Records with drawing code
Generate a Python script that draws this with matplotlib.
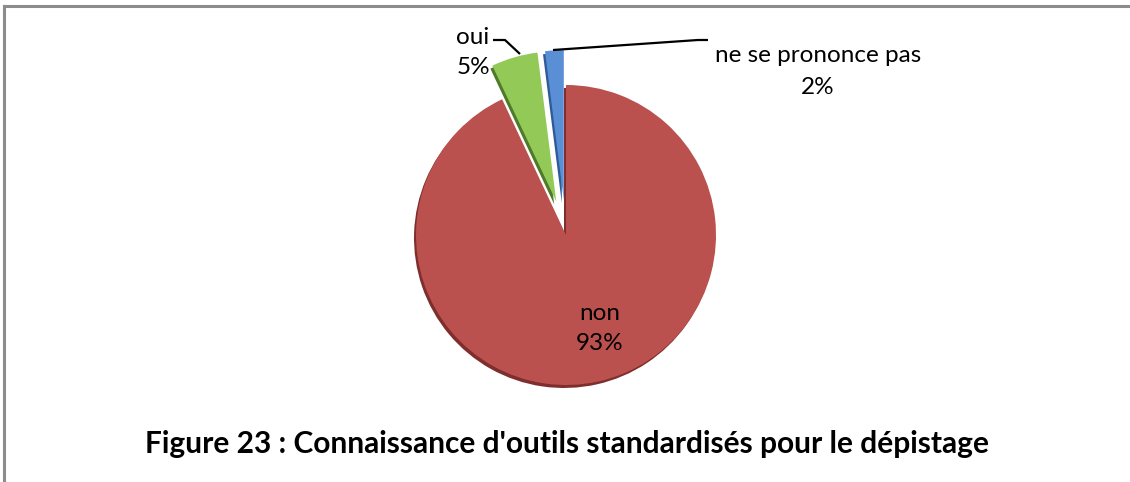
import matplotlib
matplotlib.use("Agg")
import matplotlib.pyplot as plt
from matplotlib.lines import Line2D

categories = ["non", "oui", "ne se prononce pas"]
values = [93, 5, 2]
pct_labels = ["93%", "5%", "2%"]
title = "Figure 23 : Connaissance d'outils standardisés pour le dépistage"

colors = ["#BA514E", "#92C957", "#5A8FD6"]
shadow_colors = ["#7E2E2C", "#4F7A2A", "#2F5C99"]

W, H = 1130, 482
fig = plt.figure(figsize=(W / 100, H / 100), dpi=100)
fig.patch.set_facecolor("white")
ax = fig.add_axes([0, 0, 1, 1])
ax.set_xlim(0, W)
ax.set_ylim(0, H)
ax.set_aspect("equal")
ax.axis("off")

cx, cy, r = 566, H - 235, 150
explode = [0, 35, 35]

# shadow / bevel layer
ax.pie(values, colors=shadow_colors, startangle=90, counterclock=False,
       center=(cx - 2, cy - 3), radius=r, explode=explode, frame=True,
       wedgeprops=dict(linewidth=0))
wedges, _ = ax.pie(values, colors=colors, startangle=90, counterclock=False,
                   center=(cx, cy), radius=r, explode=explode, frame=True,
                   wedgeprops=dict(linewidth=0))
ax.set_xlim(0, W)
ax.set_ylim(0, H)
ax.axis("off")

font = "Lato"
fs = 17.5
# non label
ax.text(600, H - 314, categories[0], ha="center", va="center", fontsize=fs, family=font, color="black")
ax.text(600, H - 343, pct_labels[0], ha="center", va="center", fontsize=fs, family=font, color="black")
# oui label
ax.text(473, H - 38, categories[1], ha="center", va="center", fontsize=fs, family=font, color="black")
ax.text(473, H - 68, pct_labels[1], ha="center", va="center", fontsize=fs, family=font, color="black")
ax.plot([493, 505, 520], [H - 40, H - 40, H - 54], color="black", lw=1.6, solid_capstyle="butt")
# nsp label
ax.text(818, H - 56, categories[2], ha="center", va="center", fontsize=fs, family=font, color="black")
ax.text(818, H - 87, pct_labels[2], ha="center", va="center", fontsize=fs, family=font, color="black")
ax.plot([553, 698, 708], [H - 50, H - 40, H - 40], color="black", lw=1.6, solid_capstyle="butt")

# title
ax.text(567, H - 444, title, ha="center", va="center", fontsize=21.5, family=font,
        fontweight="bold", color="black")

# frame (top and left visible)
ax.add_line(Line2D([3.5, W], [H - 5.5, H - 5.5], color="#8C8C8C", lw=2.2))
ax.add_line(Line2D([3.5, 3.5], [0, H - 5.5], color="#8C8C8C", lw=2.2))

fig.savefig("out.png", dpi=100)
---
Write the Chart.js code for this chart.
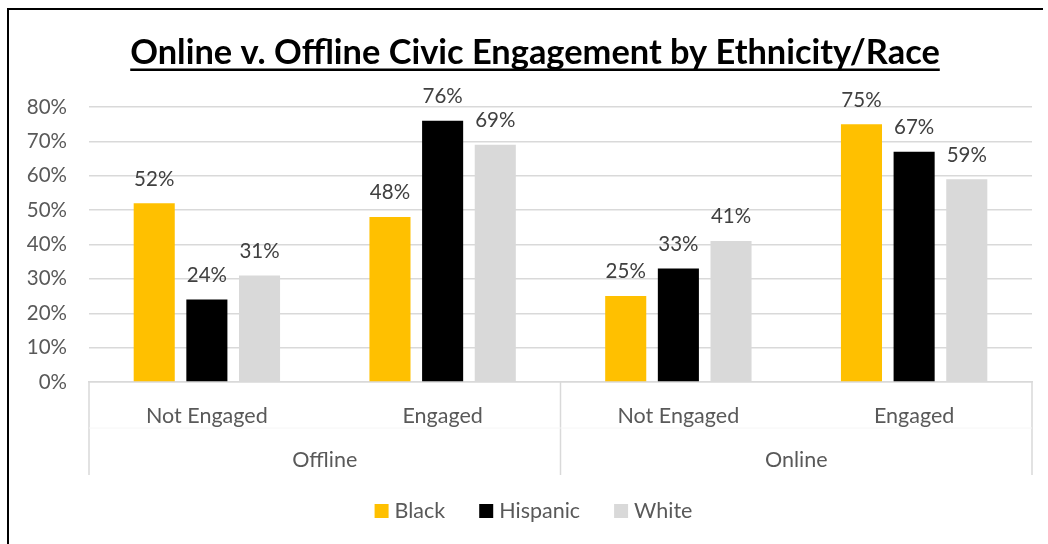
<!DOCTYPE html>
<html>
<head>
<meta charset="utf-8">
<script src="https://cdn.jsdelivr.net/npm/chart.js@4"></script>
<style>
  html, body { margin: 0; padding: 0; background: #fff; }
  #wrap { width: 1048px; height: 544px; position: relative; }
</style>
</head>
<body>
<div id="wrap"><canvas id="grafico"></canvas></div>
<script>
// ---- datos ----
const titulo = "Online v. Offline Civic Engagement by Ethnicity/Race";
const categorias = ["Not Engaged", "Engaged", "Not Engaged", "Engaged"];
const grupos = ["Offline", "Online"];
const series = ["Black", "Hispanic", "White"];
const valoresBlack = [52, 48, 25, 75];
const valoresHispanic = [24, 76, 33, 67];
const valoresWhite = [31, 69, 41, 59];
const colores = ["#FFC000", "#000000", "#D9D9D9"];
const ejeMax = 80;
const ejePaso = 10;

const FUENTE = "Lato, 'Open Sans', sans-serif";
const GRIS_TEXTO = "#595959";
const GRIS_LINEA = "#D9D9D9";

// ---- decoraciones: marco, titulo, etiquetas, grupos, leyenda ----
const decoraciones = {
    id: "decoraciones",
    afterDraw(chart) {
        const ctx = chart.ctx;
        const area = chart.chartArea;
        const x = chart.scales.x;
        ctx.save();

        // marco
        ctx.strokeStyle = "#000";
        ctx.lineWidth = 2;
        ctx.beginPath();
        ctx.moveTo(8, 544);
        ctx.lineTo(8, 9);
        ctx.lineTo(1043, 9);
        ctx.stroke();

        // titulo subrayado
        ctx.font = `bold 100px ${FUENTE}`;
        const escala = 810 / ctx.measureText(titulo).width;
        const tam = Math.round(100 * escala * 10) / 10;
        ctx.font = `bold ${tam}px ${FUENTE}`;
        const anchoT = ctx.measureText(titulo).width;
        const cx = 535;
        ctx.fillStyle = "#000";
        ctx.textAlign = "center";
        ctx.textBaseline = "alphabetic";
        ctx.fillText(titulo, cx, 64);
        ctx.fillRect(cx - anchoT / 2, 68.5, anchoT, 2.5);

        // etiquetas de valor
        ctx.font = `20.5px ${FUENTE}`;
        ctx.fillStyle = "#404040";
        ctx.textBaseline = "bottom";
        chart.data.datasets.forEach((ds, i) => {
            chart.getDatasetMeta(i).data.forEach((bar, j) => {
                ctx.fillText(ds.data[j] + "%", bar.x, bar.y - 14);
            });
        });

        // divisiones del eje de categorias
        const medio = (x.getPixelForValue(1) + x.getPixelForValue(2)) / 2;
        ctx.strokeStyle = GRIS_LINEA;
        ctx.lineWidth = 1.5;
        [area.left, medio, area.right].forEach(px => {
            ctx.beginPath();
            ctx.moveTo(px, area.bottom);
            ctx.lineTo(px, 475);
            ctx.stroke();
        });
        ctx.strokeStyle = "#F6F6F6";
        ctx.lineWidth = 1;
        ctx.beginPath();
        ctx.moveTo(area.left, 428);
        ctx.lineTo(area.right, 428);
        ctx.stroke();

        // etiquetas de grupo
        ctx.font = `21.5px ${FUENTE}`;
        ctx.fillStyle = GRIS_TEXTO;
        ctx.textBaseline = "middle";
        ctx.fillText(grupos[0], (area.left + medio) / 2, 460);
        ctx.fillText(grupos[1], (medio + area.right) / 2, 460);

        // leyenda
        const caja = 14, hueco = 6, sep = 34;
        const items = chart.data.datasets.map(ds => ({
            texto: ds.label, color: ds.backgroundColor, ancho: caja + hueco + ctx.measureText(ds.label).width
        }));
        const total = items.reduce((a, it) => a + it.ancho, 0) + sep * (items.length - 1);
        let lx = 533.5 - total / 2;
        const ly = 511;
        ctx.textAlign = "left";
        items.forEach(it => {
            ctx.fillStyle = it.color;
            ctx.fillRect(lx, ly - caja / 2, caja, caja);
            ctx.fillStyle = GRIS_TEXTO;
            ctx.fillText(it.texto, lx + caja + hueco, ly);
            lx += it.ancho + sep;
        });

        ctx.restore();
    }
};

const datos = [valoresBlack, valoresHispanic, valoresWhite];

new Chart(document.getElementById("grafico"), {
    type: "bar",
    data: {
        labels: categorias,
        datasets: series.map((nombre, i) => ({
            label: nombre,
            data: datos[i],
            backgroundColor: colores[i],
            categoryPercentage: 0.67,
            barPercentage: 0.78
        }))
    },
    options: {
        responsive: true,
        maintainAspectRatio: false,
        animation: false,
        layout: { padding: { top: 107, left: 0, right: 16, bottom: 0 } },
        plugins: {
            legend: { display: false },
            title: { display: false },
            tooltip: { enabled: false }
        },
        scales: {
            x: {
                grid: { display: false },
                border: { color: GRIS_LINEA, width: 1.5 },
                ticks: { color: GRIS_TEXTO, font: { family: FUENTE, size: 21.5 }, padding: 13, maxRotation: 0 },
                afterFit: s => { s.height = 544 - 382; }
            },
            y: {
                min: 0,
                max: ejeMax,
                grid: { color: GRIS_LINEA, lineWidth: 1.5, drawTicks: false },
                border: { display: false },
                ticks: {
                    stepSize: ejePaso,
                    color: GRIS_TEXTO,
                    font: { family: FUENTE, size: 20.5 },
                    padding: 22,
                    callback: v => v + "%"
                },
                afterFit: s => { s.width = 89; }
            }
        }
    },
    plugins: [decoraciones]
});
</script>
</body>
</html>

WORK REQUIRED » Retype only the lines above from the one with "Generate a Python" through the one with "from matplotlib.lines import Line2D", exactly and with both ends. Images stay out.

TASK OUTPUT »
Generate a Python script that draws this with matplotlib.
import matplotlib
matplotlib.use("Agg")
import matplotlib.pyplot as plt
from matplotlib.lines import Line2D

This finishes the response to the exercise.